◆ EXTRACTED RECORDS:
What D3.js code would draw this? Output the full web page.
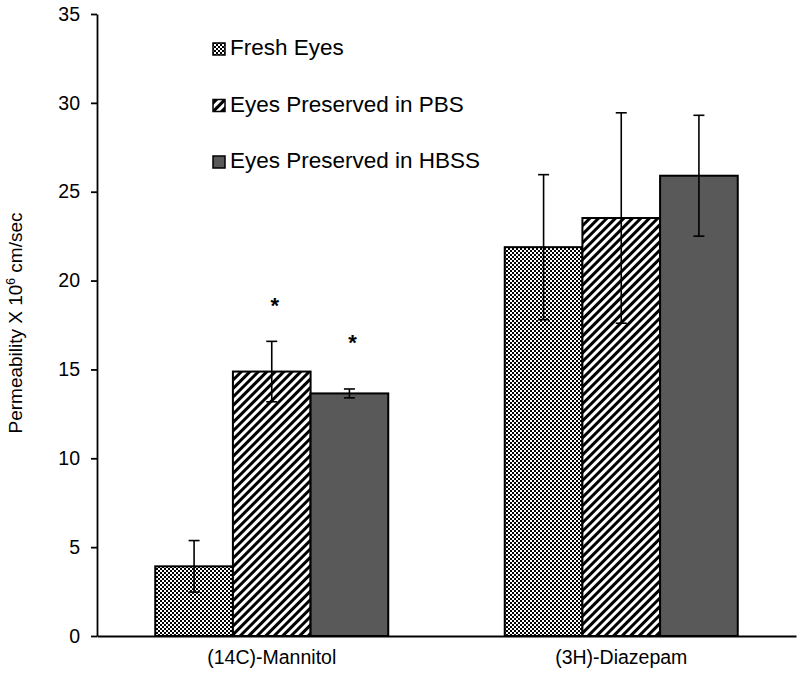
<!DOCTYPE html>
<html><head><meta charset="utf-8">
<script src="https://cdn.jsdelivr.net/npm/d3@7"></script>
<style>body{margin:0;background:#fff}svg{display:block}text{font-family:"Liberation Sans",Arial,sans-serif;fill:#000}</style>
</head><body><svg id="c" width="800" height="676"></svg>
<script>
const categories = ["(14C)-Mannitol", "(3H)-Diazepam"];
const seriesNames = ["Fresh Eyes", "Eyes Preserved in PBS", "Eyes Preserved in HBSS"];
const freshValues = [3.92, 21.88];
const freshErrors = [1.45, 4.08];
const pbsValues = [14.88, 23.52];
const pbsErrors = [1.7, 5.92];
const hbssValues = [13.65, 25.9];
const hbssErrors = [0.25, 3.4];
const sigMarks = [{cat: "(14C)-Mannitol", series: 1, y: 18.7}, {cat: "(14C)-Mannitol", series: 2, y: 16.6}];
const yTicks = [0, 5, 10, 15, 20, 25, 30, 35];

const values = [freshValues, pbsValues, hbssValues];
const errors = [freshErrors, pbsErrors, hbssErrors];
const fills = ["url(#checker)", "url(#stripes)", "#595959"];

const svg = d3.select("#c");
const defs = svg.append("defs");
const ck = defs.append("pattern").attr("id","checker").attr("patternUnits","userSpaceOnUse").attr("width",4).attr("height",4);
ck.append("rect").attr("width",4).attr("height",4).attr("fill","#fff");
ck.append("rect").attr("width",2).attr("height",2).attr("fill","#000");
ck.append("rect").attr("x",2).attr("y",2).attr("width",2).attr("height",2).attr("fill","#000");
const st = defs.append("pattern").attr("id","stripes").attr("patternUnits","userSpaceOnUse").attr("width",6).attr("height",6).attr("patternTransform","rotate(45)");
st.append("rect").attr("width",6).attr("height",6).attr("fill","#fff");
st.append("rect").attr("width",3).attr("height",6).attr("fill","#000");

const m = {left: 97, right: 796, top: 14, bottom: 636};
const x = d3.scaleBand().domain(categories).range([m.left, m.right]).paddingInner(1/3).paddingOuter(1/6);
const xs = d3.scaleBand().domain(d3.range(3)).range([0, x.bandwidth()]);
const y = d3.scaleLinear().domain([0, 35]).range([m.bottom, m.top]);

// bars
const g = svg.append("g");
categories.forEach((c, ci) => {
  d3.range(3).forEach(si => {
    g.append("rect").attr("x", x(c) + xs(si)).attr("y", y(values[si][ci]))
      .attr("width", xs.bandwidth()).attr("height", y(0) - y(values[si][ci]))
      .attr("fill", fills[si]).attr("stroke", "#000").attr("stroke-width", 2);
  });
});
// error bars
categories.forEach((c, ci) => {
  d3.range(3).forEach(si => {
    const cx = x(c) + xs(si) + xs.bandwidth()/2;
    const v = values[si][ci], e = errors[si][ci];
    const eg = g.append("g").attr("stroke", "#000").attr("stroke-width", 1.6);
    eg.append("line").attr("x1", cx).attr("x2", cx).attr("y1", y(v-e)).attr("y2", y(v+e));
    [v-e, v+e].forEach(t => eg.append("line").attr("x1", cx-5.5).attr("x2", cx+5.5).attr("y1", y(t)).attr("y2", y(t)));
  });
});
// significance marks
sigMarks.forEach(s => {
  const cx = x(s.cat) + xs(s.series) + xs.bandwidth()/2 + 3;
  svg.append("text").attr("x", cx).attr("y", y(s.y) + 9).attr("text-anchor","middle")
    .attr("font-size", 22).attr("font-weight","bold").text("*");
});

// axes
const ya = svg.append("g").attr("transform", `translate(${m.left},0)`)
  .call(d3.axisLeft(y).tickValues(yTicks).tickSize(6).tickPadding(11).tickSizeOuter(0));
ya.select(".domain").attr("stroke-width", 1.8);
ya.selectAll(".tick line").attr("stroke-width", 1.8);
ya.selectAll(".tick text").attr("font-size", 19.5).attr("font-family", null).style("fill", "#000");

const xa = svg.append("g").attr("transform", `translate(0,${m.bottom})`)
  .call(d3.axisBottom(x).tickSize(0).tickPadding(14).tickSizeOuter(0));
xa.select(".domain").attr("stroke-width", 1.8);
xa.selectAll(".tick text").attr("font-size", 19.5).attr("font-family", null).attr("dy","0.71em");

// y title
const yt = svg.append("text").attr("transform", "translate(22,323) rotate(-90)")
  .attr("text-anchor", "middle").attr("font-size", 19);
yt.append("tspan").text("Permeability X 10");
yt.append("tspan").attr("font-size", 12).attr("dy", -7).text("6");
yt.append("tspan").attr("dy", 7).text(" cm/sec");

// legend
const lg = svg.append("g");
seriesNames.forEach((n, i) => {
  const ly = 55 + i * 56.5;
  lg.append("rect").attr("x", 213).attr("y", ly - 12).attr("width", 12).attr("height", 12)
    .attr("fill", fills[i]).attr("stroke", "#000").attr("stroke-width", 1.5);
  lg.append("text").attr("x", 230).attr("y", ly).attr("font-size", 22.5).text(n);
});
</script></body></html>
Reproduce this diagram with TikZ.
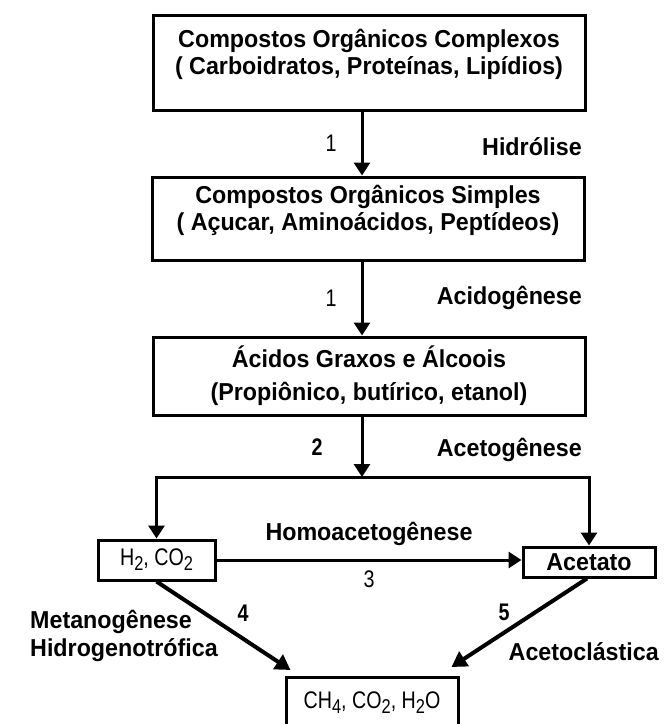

◆ TO BE DONE:
Filter the listing for the word "this" and copy every line that holds it.

◆ TASK RESPONSE:
What D3.js code would draw this? Output the full web page.
Reproduce this diagram with TikZ.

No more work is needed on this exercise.